Problem statement:
Can you find the lines of the listing that include "page" and copy every one?

Input data:
════════════════
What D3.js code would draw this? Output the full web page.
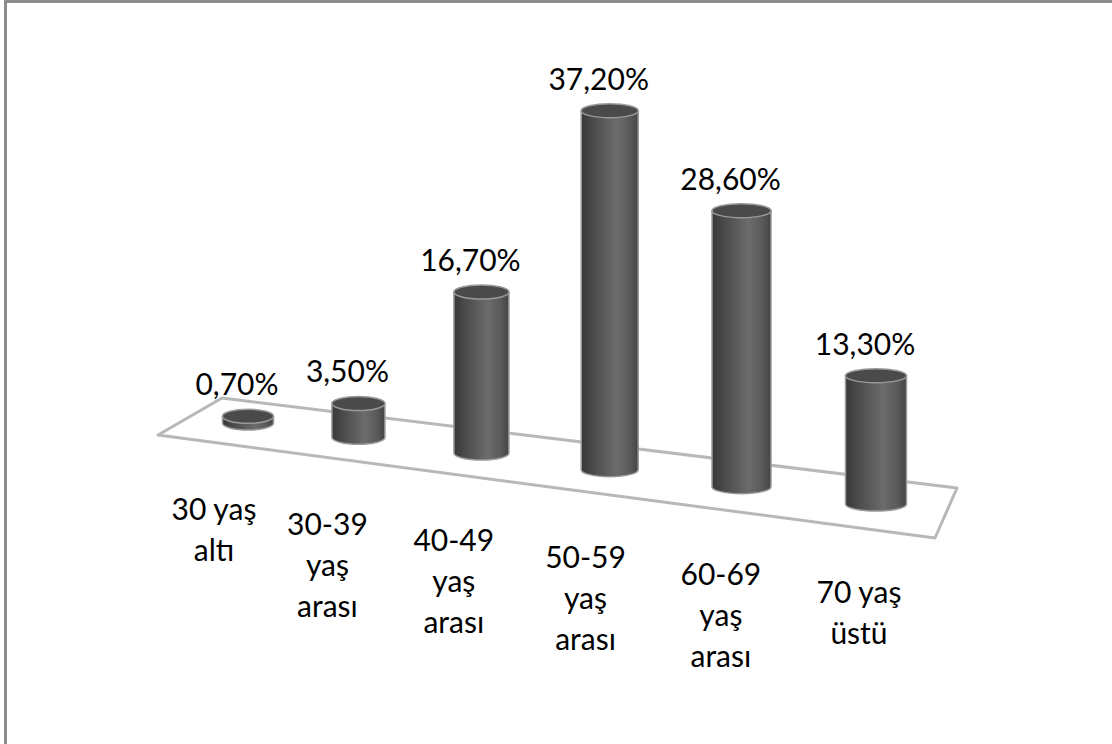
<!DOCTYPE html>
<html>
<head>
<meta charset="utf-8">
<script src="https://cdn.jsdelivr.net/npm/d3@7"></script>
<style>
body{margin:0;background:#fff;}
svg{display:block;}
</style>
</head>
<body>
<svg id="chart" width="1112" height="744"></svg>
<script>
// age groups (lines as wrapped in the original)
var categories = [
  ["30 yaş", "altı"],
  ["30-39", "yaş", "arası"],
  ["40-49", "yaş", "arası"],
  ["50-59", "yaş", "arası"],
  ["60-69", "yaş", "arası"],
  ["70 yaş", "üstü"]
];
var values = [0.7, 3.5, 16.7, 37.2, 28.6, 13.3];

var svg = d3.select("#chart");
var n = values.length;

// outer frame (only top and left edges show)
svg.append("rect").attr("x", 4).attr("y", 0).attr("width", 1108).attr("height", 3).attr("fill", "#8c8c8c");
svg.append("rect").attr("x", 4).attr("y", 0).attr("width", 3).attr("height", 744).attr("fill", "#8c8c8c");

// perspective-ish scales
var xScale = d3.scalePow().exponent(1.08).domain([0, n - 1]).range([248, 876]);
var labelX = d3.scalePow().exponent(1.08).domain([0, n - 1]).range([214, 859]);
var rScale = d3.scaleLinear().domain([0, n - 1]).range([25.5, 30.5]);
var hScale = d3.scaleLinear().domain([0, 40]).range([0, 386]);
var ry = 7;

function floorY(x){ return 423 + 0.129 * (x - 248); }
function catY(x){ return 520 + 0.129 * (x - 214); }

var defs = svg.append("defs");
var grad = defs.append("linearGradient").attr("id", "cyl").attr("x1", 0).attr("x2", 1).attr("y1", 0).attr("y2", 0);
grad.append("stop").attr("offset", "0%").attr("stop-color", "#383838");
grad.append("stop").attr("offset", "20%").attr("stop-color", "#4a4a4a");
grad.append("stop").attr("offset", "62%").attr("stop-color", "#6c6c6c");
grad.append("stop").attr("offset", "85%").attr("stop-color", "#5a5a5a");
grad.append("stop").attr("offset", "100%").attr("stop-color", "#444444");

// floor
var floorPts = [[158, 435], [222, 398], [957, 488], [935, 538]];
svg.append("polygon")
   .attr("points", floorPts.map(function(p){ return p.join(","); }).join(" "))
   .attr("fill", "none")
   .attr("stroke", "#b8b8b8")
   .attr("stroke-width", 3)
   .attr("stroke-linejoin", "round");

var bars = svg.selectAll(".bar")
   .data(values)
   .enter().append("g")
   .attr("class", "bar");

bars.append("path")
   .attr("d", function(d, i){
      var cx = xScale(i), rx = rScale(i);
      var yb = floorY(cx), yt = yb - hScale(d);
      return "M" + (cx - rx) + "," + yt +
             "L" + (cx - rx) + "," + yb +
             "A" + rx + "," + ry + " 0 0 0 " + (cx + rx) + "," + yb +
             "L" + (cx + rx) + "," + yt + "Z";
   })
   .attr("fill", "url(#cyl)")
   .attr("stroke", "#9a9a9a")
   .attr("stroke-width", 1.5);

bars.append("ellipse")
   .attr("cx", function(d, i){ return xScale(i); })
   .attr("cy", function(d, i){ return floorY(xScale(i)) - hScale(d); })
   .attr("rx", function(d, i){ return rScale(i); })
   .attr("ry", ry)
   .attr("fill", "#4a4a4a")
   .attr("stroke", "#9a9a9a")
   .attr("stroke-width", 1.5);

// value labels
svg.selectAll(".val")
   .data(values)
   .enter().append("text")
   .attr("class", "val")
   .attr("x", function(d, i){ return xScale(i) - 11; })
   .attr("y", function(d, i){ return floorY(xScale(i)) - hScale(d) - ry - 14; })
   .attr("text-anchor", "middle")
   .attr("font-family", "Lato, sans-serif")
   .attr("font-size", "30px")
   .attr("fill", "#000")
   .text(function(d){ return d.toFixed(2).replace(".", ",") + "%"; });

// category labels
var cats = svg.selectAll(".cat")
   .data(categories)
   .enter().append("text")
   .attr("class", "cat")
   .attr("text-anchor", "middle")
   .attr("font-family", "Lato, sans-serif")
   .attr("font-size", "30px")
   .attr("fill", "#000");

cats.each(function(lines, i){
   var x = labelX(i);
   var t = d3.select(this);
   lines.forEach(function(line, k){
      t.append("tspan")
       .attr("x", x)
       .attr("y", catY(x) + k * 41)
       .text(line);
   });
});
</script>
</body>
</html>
════════════════
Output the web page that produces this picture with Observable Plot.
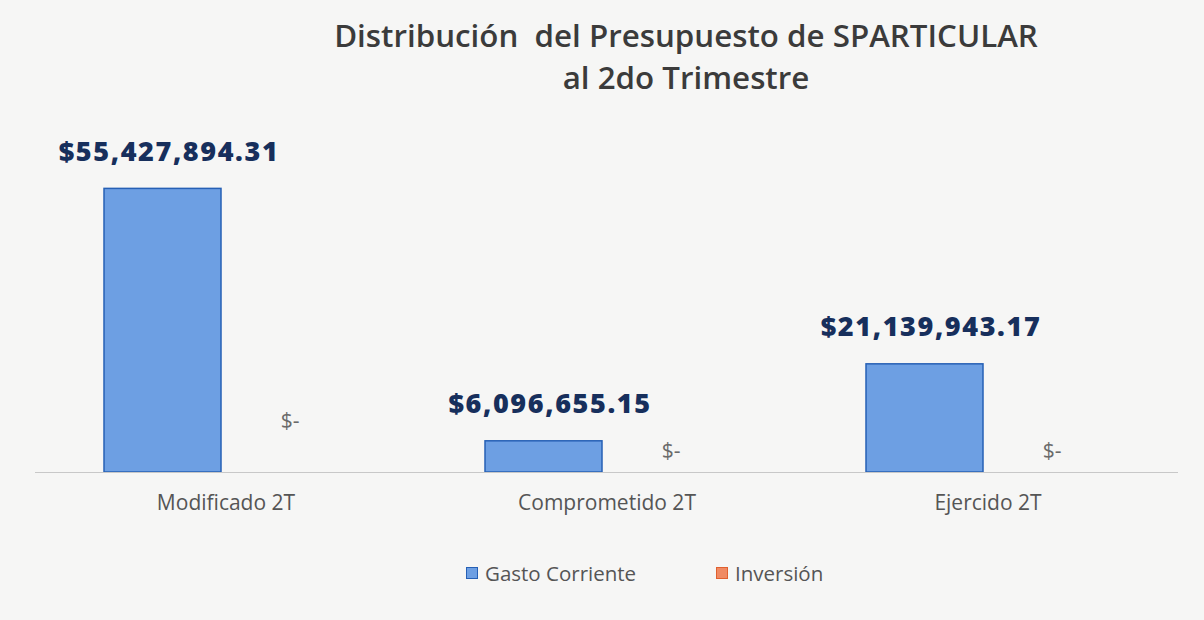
════════════════
Solution to this task:
What D3.js code would draw this? Output the full web page.
Output the web page that produces this picture with Observable Plot.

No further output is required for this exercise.